Glancing around, I noticed a cluster of people at the front of the store all looking and pointing at us. It was easy to read their minds. They were all thinking, "That's Elton John…and that's Richard Pryor…but who's the tall clown in the bad jacket?" And in my mind's ear, I could hear strains of the Sesame Street tune, "One of these things is not like the others…" What you had there were three men: One of the world's top musical artists…one of the world's greatest comedians…and the guy who was writing the Scooby Doo comic books. Yeah, there's three of a kind.

Further glancing caused me to recognize one person in the cluster of folks trying to identify me — someone I actually knew. It was a guy also named Mark from our old Comic Book Club. I gave him a little wave, then returned to the discussion of which I was not a part. I nodded a bit more, laughed a bit more and then — when the two men began to promise to get together soon — I shook hands with Elton John, said goodbye to Richard Pryor and left. I'd bet good money that before they parted, one of them said to the other, "Who the hell was that?" And the other just shrugged.

That evening, Mark called me at home. With great hesitation and skepticism, he asked, "Uh, were you in Tower Records today?"

I said, "Tower Records? Let's see…Tower Records, Tower Records…Oh, sure. Richie and I stopped in and ran into Elton John there." Well, that was true.

Mark demanded, "How do you know Richard Pryor and Elton John?" I told him I was in talks about writing on Pryor's new TV show. That was true, too. I didn't lie but I said nothing to disabuse him of the impression that I was always breathing the same air as guys like that, people with that kind of fame and income. (Today, Elton John has so much money, he has Annie Leibovitz on staff just to take his selfies for him.)

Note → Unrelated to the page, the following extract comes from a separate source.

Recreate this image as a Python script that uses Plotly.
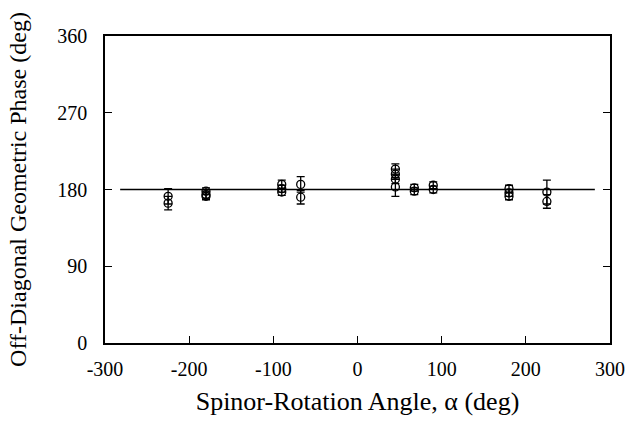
import plotly.graph_objects as go

# Data
alpha = [-225, -225, -180, -180, -180, -90, -90, -90, -67.5, -67.5,
         45, 45, 45, 45, 67.5, 67.5, 90, 90, 180, 180, 180, 225, 225]
phase = [172, 164, 178, 174, 172, 186, 181, 177, 186, 171,
         204, 198, 192, 183, 182, 178, 185, 180, 181, 176, 172, 177, 166]
err = [9, 8, 4, 4, 4, 5, 4, 4, 9, 8,
       6, 6, 5, 11, 4, 4, 4, 4, 4, 4, 4, 14, 8]

ref_x = [-282, 282]
ref_y = [180, 180]

xticks = [-300, -200, -100, 0, 100, 200, 300]
xticktext = ["-300", "-200", "-100", "0", "100", "200", "300"]
yticks = [0, 90, 180, 270, 360]

font = "Liberation Serif"

fig = go.Figure()
fig.add_trace(go.Scatter(x=ref_x, y=ref_y, mode="lines",
                         line=dict(color="black", width=1.5), showlegend=False))
fig.add_trace(go.Scatter(
    x=alpha, y=phase, mode="markers",
    marker=dict(symbol="circle-open", size=8, color="black", line=dict(width=1.3)),
    error_y=dict(type="data", array=err, color="black", thickness=1.3, width=4),
    showlegend=False))

fig.update_layout(
    width=642, height=428,
    margin=dict(l=105, r=32, t=36, b=85),
    paper_bgcolor="white", plot_bgcolor="white",
    font=dict(family=font, size=20, color="black"),
)
fig.update_xaxes(range=[-300, 300], tickvals=xticks, ticktext=xticktext,
                 ticks="inside", ticklen=7, tickwidth=1.2, tickcolor="black",
                 ticklabelstandoff=7,
                 showline=True, linecolor="black", linewidth=1.5, mirror=True,
                 showgrid=False, zeroline=False,
                 title=dict(text="Spinor-Rotation Angle, α (deg)", font=dict(size=26), standoff=13))
fig.update_yaxes(range=[0, 360], tickvals=yticks, ticks="inside", ticklen=7,
                 tickwidth=1.2, tickcolor="black", ticklabelstandoff=12,
                 showline=True, linecolor="black", linewidth=1.5, mirror="ticks",
                 showgrid=False, zeroline=False,
                 title=dict(text="Off-Diagonal Geometric Phase (deg)", font=dict(size=24), standoff=24))

fig.write_html("out.html", config={"displayModeBar": False},
               post_script="document.body.style.margin='0';")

When people tell me they know someone a lot more famous than they are, I sometimes wonder: Do they know this person the way I knew Richard Pryor? Which is to say, "Barely." Years later, I worked with the man on a couple of other shows…but I never got to know him that well. I got the impression few people did.

On those shows and just watching him on the screen, my estimation of him as a comedian improved considerably, though I can't say I ever agreed with those who hailed him as the best of his generation. I also became less inclined to write off any comedian as unfunny based on a small sampling of them. I'm more likely now to think, "Well, maybe I haven't seen this person at their best."

One time on this blog when I mentioned that I didn't think Richard Pryor was the greatest comic ever, a friend who thought that called to talk some sense into me. We had one of those discussions that goes nowhere because there's no right or wrong about things like that. What you find funny might leave me cold and vice-versa. Finally, he asked me what I thought was the single funniest Richard Pryor routine. I told him it was the one about the erotic magician. He said, "Huh?" He actually said that word: "Huh?" Then he added, "I've never heard his erotic magician bit."

I told him, "Well, I guess you don't know Richard Pryor as well as I do."